[Do this] Write out nothing but the lines from the first line of the entries below through the line with "10, 11, 12]"; no pictures go in.

[Dataset extract]
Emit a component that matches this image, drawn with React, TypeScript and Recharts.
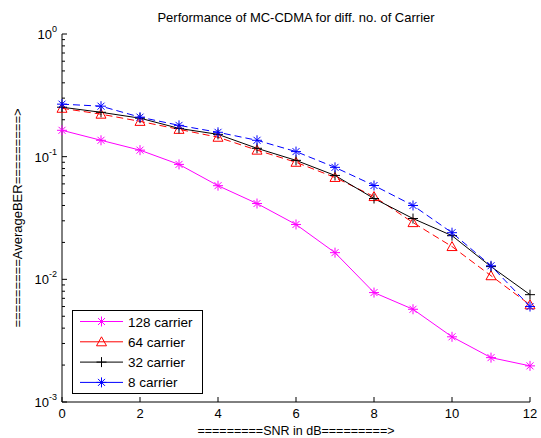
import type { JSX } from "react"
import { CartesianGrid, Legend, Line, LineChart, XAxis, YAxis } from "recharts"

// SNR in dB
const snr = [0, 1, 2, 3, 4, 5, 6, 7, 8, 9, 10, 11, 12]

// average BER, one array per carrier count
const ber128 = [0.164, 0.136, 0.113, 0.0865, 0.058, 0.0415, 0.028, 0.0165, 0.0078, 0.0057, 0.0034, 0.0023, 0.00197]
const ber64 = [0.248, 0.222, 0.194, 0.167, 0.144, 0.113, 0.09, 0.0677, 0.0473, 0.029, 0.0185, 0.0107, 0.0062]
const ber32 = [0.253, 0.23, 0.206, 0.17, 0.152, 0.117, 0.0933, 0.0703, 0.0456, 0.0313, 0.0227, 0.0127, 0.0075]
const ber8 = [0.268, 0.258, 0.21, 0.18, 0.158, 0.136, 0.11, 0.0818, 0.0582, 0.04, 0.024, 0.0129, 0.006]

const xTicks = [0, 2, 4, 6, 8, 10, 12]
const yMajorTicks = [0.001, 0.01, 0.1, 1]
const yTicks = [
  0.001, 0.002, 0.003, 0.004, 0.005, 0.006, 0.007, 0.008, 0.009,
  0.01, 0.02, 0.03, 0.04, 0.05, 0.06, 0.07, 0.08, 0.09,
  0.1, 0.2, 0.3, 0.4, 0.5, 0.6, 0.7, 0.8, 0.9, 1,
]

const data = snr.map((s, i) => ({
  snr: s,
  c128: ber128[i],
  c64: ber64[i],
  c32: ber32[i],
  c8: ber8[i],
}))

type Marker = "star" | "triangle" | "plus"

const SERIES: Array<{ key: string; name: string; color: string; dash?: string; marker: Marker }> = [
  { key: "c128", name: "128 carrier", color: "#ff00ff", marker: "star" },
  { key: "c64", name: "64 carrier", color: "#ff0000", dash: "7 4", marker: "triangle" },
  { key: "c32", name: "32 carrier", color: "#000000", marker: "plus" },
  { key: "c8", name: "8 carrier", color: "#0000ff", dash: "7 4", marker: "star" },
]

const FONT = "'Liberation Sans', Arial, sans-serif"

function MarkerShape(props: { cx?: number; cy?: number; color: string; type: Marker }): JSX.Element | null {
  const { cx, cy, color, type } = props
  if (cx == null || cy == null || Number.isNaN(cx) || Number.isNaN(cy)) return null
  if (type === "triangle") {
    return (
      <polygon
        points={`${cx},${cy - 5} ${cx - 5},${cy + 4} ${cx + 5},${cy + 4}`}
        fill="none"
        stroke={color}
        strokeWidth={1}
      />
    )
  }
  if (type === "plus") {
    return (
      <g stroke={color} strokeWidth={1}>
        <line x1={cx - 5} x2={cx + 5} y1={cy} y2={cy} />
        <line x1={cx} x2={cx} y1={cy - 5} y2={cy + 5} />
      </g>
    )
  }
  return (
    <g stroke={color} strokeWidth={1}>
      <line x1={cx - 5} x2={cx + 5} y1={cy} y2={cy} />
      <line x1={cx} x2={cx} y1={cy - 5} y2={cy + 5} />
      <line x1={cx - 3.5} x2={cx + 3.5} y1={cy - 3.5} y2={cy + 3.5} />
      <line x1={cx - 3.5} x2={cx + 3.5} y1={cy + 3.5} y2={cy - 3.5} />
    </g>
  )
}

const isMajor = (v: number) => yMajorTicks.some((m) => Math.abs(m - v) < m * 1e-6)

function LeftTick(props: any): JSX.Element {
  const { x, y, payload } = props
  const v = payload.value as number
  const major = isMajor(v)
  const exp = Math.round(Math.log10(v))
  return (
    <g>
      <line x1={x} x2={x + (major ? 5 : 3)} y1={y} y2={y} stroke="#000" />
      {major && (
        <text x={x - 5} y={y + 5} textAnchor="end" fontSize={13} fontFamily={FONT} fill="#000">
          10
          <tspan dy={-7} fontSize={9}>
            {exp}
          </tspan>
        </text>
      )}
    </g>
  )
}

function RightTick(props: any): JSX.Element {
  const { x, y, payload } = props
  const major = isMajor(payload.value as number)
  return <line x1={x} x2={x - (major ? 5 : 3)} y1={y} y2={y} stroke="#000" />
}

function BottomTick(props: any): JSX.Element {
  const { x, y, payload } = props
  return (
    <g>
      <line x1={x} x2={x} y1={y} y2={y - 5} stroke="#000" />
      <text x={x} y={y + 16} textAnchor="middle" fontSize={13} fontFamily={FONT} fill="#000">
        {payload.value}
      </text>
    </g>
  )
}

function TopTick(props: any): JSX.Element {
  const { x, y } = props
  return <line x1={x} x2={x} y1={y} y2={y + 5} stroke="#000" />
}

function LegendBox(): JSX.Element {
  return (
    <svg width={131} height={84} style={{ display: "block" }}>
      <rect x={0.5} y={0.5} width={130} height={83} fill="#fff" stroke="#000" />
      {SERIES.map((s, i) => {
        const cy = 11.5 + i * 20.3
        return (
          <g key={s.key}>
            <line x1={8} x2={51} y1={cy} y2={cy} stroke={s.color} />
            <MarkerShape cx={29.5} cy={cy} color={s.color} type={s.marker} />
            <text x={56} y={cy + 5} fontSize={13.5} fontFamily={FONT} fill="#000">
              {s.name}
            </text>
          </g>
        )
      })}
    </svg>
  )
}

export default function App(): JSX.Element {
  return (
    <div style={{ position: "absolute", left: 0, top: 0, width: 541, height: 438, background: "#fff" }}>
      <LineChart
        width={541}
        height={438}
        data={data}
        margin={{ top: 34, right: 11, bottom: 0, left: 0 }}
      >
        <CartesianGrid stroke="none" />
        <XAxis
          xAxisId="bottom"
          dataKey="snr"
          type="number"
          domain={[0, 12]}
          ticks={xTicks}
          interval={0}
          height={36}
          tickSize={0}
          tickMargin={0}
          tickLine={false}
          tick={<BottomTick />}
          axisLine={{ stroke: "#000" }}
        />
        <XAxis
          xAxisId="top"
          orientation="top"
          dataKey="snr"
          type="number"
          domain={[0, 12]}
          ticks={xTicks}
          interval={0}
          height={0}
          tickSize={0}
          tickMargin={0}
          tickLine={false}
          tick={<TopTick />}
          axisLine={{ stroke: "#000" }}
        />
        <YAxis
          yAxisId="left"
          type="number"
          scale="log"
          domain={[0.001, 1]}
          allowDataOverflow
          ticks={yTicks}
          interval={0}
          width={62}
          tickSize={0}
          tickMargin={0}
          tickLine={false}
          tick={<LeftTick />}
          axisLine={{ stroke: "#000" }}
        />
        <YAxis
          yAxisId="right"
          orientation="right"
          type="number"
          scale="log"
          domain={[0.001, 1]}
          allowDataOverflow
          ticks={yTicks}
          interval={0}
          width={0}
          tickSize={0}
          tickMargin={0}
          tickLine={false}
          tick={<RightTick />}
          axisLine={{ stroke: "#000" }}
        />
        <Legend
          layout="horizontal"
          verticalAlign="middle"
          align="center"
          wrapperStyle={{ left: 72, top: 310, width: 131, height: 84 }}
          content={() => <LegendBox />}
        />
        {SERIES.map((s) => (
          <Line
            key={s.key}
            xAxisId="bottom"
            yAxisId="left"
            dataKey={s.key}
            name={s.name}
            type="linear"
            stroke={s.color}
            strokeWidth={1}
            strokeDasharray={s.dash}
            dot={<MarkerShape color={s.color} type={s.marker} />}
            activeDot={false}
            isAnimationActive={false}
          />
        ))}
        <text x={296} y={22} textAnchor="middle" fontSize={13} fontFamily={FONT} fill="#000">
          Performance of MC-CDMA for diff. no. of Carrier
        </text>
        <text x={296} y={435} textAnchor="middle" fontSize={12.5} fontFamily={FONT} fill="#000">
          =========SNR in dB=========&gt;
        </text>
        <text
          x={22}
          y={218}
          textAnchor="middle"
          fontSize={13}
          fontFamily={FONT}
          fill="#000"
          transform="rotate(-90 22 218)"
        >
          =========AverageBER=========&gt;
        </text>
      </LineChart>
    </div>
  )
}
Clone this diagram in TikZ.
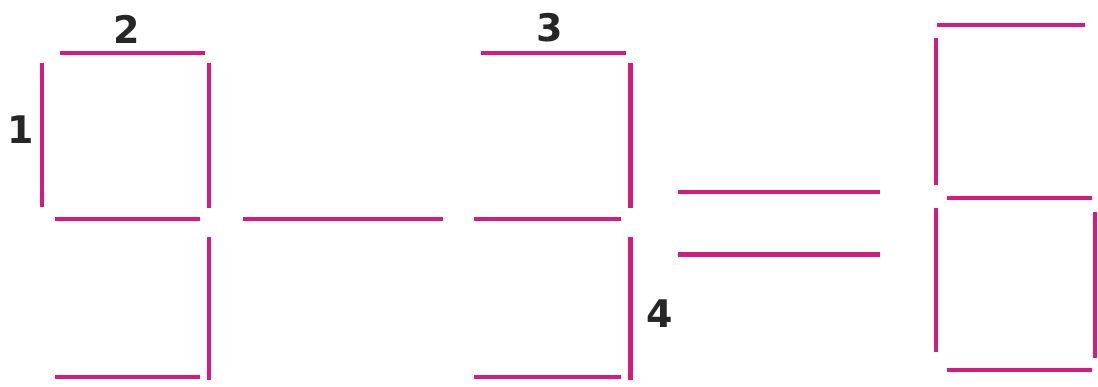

[Answer in full]
Emit a component that matches this image, drawn with React, TypeScript and Recharts.
import type { JSX } from "react"
import { CartesianGrid, Legend, Line, LineChart, XAxis, YAxis } from "recharts"

// SNR in dB
const snr = [0, 1, 2, 3, 4, 5, 6, 7, 8, 9, 10, 11, 12]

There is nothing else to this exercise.